** DIRECTIVE **
Leave out every picture, then transcribe the rest of the listing exactly.

** DATA SEGMENT **

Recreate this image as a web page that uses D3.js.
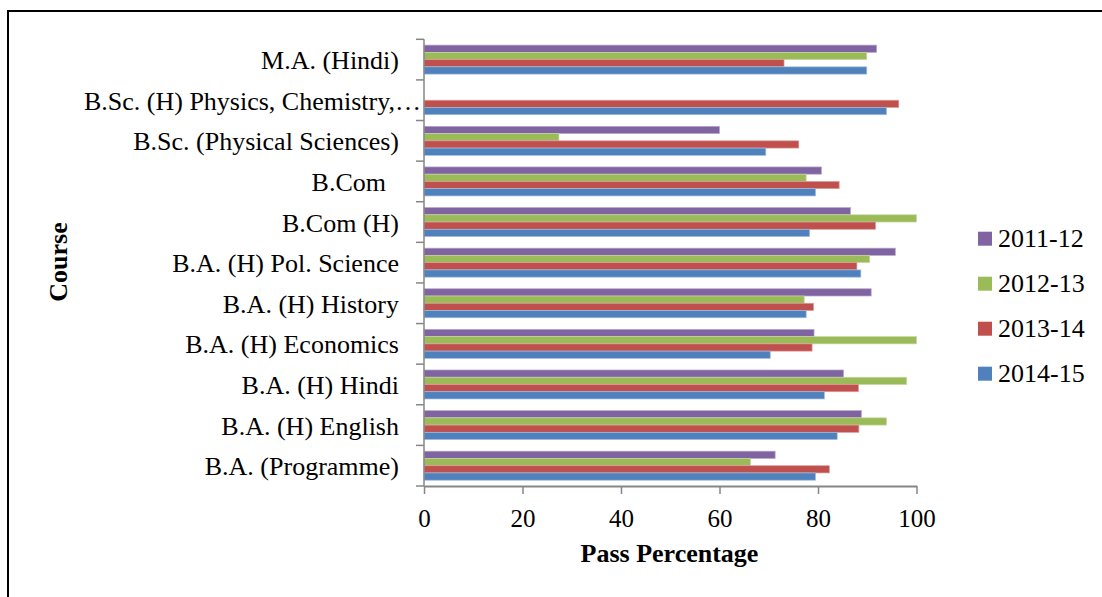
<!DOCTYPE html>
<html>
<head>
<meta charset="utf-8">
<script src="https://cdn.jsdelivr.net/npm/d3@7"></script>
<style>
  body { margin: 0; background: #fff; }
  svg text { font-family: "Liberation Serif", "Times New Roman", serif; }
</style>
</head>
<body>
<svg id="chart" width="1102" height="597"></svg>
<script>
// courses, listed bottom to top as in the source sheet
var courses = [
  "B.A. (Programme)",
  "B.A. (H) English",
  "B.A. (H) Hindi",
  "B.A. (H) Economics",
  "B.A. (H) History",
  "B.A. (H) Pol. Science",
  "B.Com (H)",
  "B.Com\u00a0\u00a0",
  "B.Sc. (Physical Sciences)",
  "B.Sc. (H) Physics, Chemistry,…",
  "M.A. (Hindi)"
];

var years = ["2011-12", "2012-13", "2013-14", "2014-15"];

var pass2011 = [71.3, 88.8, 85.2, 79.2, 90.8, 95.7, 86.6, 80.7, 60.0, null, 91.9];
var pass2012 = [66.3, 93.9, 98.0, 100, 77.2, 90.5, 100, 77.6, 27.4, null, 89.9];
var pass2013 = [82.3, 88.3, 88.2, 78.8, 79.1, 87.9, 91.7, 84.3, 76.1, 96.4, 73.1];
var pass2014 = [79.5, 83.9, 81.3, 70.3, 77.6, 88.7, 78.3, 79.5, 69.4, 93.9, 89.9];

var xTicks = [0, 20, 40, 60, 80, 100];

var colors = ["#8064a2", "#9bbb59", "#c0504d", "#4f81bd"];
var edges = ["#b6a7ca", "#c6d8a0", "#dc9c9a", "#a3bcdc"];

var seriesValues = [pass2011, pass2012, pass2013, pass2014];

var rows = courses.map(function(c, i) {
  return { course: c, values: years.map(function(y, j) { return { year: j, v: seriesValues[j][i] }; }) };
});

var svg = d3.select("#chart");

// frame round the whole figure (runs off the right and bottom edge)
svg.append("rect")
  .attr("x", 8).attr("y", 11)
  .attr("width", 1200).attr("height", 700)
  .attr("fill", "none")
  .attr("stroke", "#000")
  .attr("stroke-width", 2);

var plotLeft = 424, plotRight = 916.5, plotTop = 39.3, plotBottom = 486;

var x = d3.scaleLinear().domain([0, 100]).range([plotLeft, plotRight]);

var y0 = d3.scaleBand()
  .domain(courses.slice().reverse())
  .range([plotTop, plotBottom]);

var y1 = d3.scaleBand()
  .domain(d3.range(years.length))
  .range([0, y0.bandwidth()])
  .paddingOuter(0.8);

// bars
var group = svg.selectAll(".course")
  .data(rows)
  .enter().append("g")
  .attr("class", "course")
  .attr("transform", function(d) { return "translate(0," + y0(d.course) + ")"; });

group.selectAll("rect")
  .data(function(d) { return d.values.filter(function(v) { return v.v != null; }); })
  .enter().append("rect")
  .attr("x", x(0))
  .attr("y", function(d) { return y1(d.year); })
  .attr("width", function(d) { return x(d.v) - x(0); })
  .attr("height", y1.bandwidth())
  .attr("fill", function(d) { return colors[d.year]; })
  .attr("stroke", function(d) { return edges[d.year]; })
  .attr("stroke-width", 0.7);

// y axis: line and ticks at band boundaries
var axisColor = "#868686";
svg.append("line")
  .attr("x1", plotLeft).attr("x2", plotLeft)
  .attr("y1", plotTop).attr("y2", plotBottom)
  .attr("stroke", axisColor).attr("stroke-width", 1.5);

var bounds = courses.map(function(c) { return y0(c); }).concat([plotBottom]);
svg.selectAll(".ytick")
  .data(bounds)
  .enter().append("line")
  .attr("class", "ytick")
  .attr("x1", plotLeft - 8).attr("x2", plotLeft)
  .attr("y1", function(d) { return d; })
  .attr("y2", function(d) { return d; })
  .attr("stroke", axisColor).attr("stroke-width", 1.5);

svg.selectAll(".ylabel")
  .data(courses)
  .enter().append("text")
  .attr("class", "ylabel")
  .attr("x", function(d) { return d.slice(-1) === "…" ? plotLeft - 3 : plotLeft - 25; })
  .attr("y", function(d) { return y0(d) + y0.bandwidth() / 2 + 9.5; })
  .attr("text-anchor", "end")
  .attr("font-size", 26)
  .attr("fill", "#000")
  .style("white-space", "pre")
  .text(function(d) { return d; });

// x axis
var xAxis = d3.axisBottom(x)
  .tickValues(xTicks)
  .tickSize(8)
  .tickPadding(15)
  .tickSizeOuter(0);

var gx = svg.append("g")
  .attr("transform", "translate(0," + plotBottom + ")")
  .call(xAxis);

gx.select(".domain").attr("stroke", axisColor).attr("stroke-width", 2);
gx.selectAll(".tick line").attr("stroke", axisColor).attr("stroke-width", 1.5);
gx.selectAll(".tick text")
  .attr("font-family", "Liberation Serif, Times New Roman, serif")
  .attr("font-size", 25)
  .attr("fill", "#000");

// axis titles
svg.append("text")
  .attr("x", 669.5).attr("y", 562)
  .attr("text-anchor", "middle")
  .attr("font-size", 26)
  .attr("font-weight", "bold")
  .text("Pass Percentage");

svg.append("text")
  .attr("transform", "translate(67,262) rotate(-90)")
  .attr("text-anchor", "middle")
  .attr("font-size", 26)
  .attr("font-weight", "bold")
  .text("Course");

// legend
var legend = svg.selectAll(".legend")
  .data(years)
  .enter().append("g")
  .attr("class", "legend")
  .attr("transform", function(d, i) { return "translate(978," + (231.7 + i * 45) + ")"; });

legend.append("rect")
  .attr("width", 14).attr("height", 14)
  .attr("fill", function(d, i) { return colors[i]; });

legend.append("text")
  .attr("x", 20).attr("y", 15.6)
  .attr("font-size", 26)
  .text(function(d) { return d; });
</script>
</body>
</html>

** ANSWER TO THE EXERCISE **
Recreate this image as a web page that uses D3.js.
<!DOCTYPE html>
<html>
<head>
<meta charset="utf-8">
<script src="https://cdn.jsdelivr.net/npm/d3@7"></script>
<style>
  body { margin: 0; background: #fff; }
  svg text { font-family: "Liberation Serif", "Times New Roman", serif; }
</style>
</head>
<body>
<svg id="chart" width="1102" height="597"></svg>
<script>
// courses, listed bottom to top as in the source sheet
var courses = [
  "B.A. (Programme)",
  "B.A. (H) English",
  "B.A. (H) Hindi",
  "B.A. (H) Economics",
  "B.A. (H) History",
  "B.A. (H) Pol. Science",
  "B.Com (H)",
  "B.Com\u00a0\u00a0",
  "B.Sc. (Physical Sciences)",
  "B.Sc. (H) Physics, Chemistry,…",
  "M.A. (Hindi)"
];

var years = ["2011-12", "2012-13", "2013-14", "2014-15"];

var pass2011 = [71.3, 88.8, 85.2, 79.2, 90.8, 95.7, 86.6, 80.7, 60.0, null, 91.9];
var pass2012 = [66.3, 93.9, 98.0, 100, 77.2, 90.5, 100, 77.6, 27.4, null, 89.9];
var pass2013 = [82.3, 88.3, 88.2, 78.8, 79.1, 87.9, 91.7, 84.3, 76.1, 96.4, 73.1];
var pass2014 = [79.5, 83.9, 81.3, 70.3, 77.6, 88.7, 78.3, 79.5, 69.4, 93.9, 89.9];

var xTicks = [0, 20, 40, 60, 80, 100];

var colors = ["#8064a2", "#9bbb59", "#c0504d", "#4f81bd"];
var edges = ["#b6a7ca", "#c6d8a0", "#dc9c9a", "#a3bcdc"];

var seriesValues = [pass2011, pass2012, pass2013, pass2014];

var rows = courses.map(function(c, i) {
  return { course: c, values: years.map(function(y, j) { return { year: j, v: seriesValues[j][i] }; }) };
});

var svg = d3.select("#chart");

// frame round the whole figure (runs off the right and bottom edge)
svg.append("rect")
  .attr("x", 8).attr("y", 11)
  .attr("width", 1200).attr("height", 700)
  .attr("fill", "none")
  .attr("stroke", "#000")
  .attr("stroke-width", 2);

var plotLeft = 424, plotRight = 916.5, plotTop = 39.3, plotBottom = 486;

var x = d3.scaleLinear().domain([0, 100]).range([plotLeft, plotRight]);

var y0 = d3.scaleBand()
  .domain(courses.slice().reverse())
  .range([plotTop, plotBottom]);

var y1 = d3.scaleBand()
  .domain(d3.range(years.length))
  .range([0, y0.bandwidth()])
  .paddingOuter(0.8);

// bars
var group = svg.selectAll(".course")
  .data(rows)
  .enter().append("g")
  .attr("class", "course")
  .attr("transform", function(d) { return "translate(0," + y0(d.course) + ")"; });

group.selectAll("rect")
  .data(function(d) { return d.values.filter(function(v) { return v.v != null; }); })
  .enter().append("rect")
  .attr("x", x(0))
  .attr("y", function(d) { return y1(d.year); })
  .attr("width", function(d) { return x(d.v) - x(0); })
  .attr("height", y1.bandwidth())
  .attr("fill", function(d) { return colors[d.year]; })
  .attr("stroke", function(d) { return edges[d.year]; })
  .attr("stroke-width", 0.7);

// y axis: line and ticks at band boundaries
var axisColor = "#868686";
svg.append("line")
  .attr("x1", plotLeft).attr("x2", plotLeft)
  .attr("y1", plotTop).attr("y2", plotBottom)
  .attr("stroke", axisColor).attr("stroke-width", 1.5);

var bounds = courses.map(function(c) { return y0(c); }).concat([plotBottom]);
svg.selectAll(".ytick")
  .data(bounds)
  .enter().append("line")
  .attr("class", "ytick")
  .attr("x1", plotLeft - 8).attr("x2", plotLeft)
  .attr("y1", function(d) { return d; })
  .attr("y2", function(d) { return d; })
  .attr("stroke", axisColor).attr("stroke-width", 1.5);

svg.selectAll(".ylabel")
  .data(courses)
  .enter().append("text")
  .attr("class", "ylabel")
  .attr("x", function(d) { return d.slice(-1) === "…" ? plotLeft - 3 : plotLeft - 25; })
  .attr("y", function(d) { return y0(d) + y0.bandwidth() / 2 + 9.5; })
  .attr("text-anchor", "end")
  .attr("font-size", 26)
  .attr("fill", "#000")
  .style("white-space", "pre")
  .text(function(d) { return d; });

// x axis
var xAxis = d3.axisBottom(x)
  .tickValues(xTicks)
  .tickSize(8)
  .tickPadding(15)
  .tickSizeOuter(0);

var gx = svg.append("g")
  .attr("transform", "translate(0," + plotBottom + ")")
  .call(xAxis);

gx.select(".domain").attr("stroke", axisColor).attr("stroke-width", 2);
gx.selectAll(".tick line").attr("stroke", axisColor).attr("stroke-width", 1.5);
gx.selectAll(".tick text")
  .attr("font-family", "Liberation Serif, Times New Roman, serif")
  .attr("font-size", 25)
  .attr("fill", "#000");

// axis titles
svg.append("text")
  .attr("x", 669.5).attr("y", 562)
  .attr("text-anchor", "middle")
  .attr("font-size", 26)
  .attr("font-weight", "bold")
  .text("Pass Percentage");

svg.append("text")
  .attr("transform", "translate(67,262) rotate(-90)")
  .attr("text-anchor", "middle")
  .attr("font-size", 26)
  .attr("font-weight", "bold")
  .text("Course");

// legend
var legend = svg.selectAll(".legend")
  .data(years)
  .enter().append("g")
  .attr("class", "legend")
  .attr("transform", function(d, i) { return "translate(978," + (231.7 + i * 45) + ")"; });

legend.append("rect")
  .attr("width", 14).attr("height", 14)
  .attr("fill", function(d, i) { return colors[i]; });

legend.append("text")
  .attr("x", 20).attr("y", 15.6)
  .attr("font-size", 26)
  .text(function(d) { return d; });
</script>
</body>
</html>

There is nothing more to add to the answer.